My son is learning to go to the potty. After an ill advised attempt to potty train him over the Christmas holidays (future parents take note: attempting potty training during the Christmas season is stupid), we began the adventure anew over Spring Break. It was tough going at first, but with the help of pull-ups and some serious helicopter parenting (“Do you need to go pee? How bout now? How bout now? Now? How bout now?”) we finally made some progress.
He’s wearing big boy underwear. Stands on a big boy step stool. Makes a rainbow go splash into the bowl. Even flushes it himself. By all accounts, it’s going gangbusters, and so is he. Heck, he practically enjoys it, especially since he gets paid in M&Ms whenever he does go pee-pee in the potty.
So why am I having a nervous breakdown over this? Easy: because the boy simply refuses to completely learn to potty.
In an attempt to be delicate, I will guard my use of colorful metaphors, but as most of us know, there are two distinct things that a person can elect to do in the potty. My son has no issue with the first, often referred to as “Number One.” It’s the second thing, “Number Two,” with which he has issues. As in, he absolutely refuses to even consider “Number Two,” regardless of how much you plead with him.
At best, he’ll offer to go “Number One” again.
“I go pee-pee more, daddy,” he’ll say, his face all sweet and round and hopelessly cheerful.
“But you just went pee-pee.”
“I know. I go again.”
And the waterworks commence. Usually, this is when I sigh in frustration and try not to lose my temper. I’ll stand up, run my hands through my hair, and try to think of a salient way to communicate the human necessity of bowel evacuation with an almost three year-old. The choices are plentiful, but knowing my son – his personality and almost precocious intellect, as well as his ability to read and react to adult non-verbal cues – I have to select my words carefully to avoid making the situation into a joke.
“You need to poop,” I say. “Everybody poops. We have to poop.”
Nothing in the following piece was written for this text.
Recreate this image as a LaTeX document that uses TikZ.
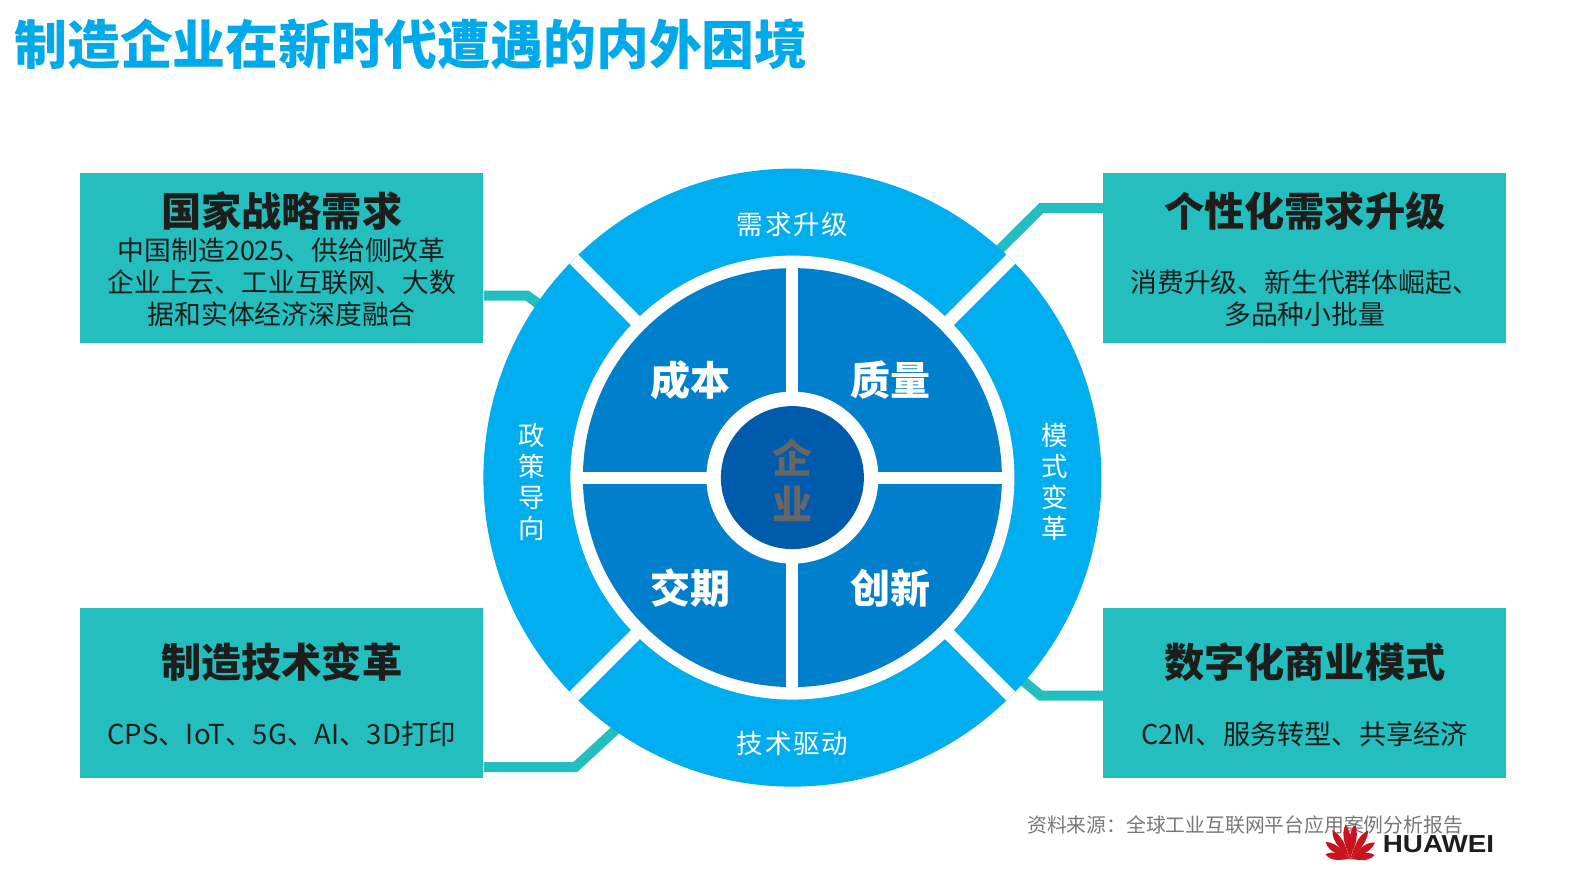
\documentclass[tikz,border=0pt]{standalone}
\usepackage{fontspec}
\usetikzlibrary{calc}
\setmainfont{Noto Sans CJK SC}
\newfontfamily\logofont{Liberation Sans}
\definecolor{ringblue}{HTML}{00AEEF}
\definecolor{quadblue}{HTML}{0080CC}
\definecolor{coreblue}{HTML}{005BAC}
\definecolor{teal}{HTML}{25BEBE}
\definecolor{inkdark}{HTML}{1D1D1B}
\definecolor{titleblue}{HTML}{00A9EA}
\definecolor{coregray}{HTML}{666666}
\definecolor{srcgray}{HTML}{777777}
\definecolor{petalred}{HTML}{C8141E}
\tikzset{
  box/.style={fill=teal,minimum width=403.3pt,minimum height=169.4pt,inner sep=0pt},
  link/.style={draw=teal,line width=10pt,line join=miter},
  head/.style={text=inkdark,font=\fontsize{40.2}{44}\selectfont\bfseries,inner sep=0pt},
  body/.style={text=inkdark,font=\fontsize{26.8}{30}\selectfont,inner sep=0pt},
  seg/.style={text=white,font=\fontsize{26.5}{31}\selectfont\addfontfeature{LetterSpace=6.5},inner sep=0pt,align=center},
  quad/.style={text=white,font=\fontsize{40}{44}\selectfont\bfseries,inner sep=0pt},
  gap/.style={draw=white,line width=12.5pt},
  petal/.style={fill=petalred,draw=none},
}
\begin{document}
\begin{tikzpicture}[x=1pt,y=-1pt]
\useasboundingbox (0,0) rectangle (1587,892);
% title
\node[anchor=west,inner sep=0pt,text=titleblue,font=\fontsize{52.9}{60}\selectfont\bfseries] (title) at (14,44) {制造企业在新时代遭遇的内外困境};
% boxes
\node[box] (bTL) at (281.7,258) {};
\node[box] (bTR) at (1304.7,258) {};
\node[box] (bBL) at (281.7,693) {};
\node[box] (bBR) at (1304.7,693) {};
% connector ends, hidden under the ring
\coordinate (eTL) at (548,311);
\coordinate (eTR) at (994,255);
\coordinate (eBL) at (622,724);
\coordinate (eBR) at (1015,674);
\draw[link] (bTL.east |- 0,295.5) -- (527,295.5) -- (eTL);
\draw[link] (bTR.west |- 0,208) -- (1041.4,208) -- (eTR);
\draw[link] (bBL.east |- 0,767) -- (575.3,767) -- (eBL);
\draw[link] (bBR.west |- 0,695.5) -- (1040.6,695.5) -- (eBR);
% wheel
\coordinate (c) at (792.4,477.6);
\fill[ringblue] (c) circle[radius=309];
\begin{scope}
  \clip (c) circle[radius=309];
  \draw[gap] ($(c)+(-320,-320)$) -- ($(c)+(320,320)$);
  \draw[gap] ($(c)+(-320,320)$) -- ($(c)+(320,-320)$);
\end{scope}
\fill[white] (c) circle[radius=222];
\fill[quadblue] (c) circle[radius=209.5];
\draw[gap,line width=12pt] ($(c)+(0,-215)$) -- ($(c)+(0,215)$);
\draw[gap,line width=12pt] ($(c)+(-215,0)$) -- ($(c)+(215,0)$);
\fill[white] (c) circle[radius=86];
\fill[coreblue] (c) circle[radius=71.5];
% ring labels
\node[seg] (sT) at (792.4,224) {需求升级};
\node[seg] (sB) at (792.4,743) {技术驱动};
\node[seg] (sL) at (532,482) {政\\策\\导\\向};
\node[seg] (sR) at (1055,482) {模\\式\\变\\革};
% quadrant labels
\node[quad] (q1) at (690.4,380) {成本};
\node[quad] (q2) at (890.4,380) {质量};
\node[quad] (q3) at (690.4,588) {交期};
\node[quad] (q4) at (890.4,588) {创新};
\node[quad,text=coregray,align=center,font=\fontsize{40}{46}\selectfont\bfseries] (core) at (792.4,480) {企\\业};
% box texts
\node[head] (hTL) at (281.7,211) {国家战略需求};
\node[body] (t1a) at (281.7,250) {中国制造2025、供给侧改革};
\node[body] (t1b) at (281.7,282) {企业上云、工业互联网、大数};
\node[body] (t1c) at (281.7,314) {据和实体经济深度融合};
\node[head] (hTR) at (1304.7,211) {个性化需求升级};
\node[body] (t2a) at (1304.7,282) {消费升级、新生代群体崛起、};
\node[body] (t2b) at (1304.7,314) {多品种小批量};
\node[head] (hBL) at (281.7,662) {制造技术变革};
\node[body,font=\fontsize{27.5}{30}\selectfont] (t3a) at (281.7,734) {CPS、IoT、5G、AI、3D打印};
\node[head] (hBR) at (1304.7,662) {数字化商业模式};
\node[body,font=\fontsize{27.2}{30}\selectfont] (t4a) at (1304.7,734) {C2M、服务转型、共享经济};
% source
\node[text=srcgray,font=\fontsize{19.8}{24}\selectfont,anchor=west,inner sep=0pt] (src) at (1027,825) {资料来源：全球工业互联网平台应用案例分析报告};
% logo
\begin{scope}[shift={(1350,859)}]
  \foreach \a/\l in {-80/25,-56/30,-32/34,-8/35,8/35,32/34,56/30,80/25}{
    \fill[petal,rotate=\a] (0,0) .. controls (1.5,-0.3*\l) and (7,-0.6*\l) .. (0.5,-\l) .. controls (-7,-0.7*\l) and (-1.5,-0.3*\l) .. (0,0);
  }
\end{scope}
\node[inner sep=0pt,text=inkdark,font=\logofont\fontsize{24.6}{28}\selectfont\bfseries,xscale=1.13] (hw) at (1438.5,844) {HUAWEI};
\end{tikzpicture}
\end{document}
The word “poop” three times in a row is too much for the lad, and I lose him to a fit of Beavis-and-Butthead type giggling (which is hysterical to hear) followed by his repetition of the word for a solid two minutes. He’ll arch his eyebrows a la Magnum P.I. and look at me with a grin and say, “You said poop! Poooooooooooooo-p!”
And at that point, the battle is over. I am defeated. Beaten. Overcome by the stubborn will of a preschooler and the infinite comic power of the word “poop.” I’ll stand him up, get his pants resituated, and let him flush the toilet in what amounts to his vicarious victory lap as the water swirls around the bowl.
Next time, I tell myself. I’ll get him next time.
I’ve gotten him to actually poop on the potty precisely once. I’ll spare you the graphic details, but after a false start (“I pooted daddy!”) he successfully completed the task. I literally stood and clapped.
A standing ovation for poop?
Unfortunately, it has been his only performance. There has been no sequel, except at school. I would say that his penchant for pooping for his teachers is moderately to severely annoying, but I’m at least relieved that the boy goes somewhere; I would hate for him to get impacted. So something is better than nothing. But it still feels like failure for him to simply not go poop.
I realize that if you’re still reading at this point you’re either saying to yourself A) “I can’t believe this moron is actually writing about this!”; B) “He keeps using the word ‘poop’! That’s funny.”; or C) “Yes, I’m there with you! Can we start a support poop? I mean, group?”
If A, then thanks for reading my blog, it’s obviously your first time here. If B, you’re probably a member of my family. And if C, then maybe that’s something we should consider. Because it would help me to know that there are other parents out there who are desperately failing in the potty training realm.
But things like that take time to develop (not to mention sponsors and some kind of program format), so for now I’ll just content myself that my son will eventually “get it” and one day begin pottying like a normal child. I’ll remind myself that he is his own person and has, and will always, do things on his timetable, with occasional spurts of inspiration brought about by my pleading or coaching. I’ll try not to lose my brains when he looks at me for the umpteenth time and says, “I don’t want to go poop. I want to dance.”
In the end, I’ll end up doing what all of us parents do: love him, love him and love him some more. And when he finally gets it, we’ll boogie down and celebrate, potty rock style.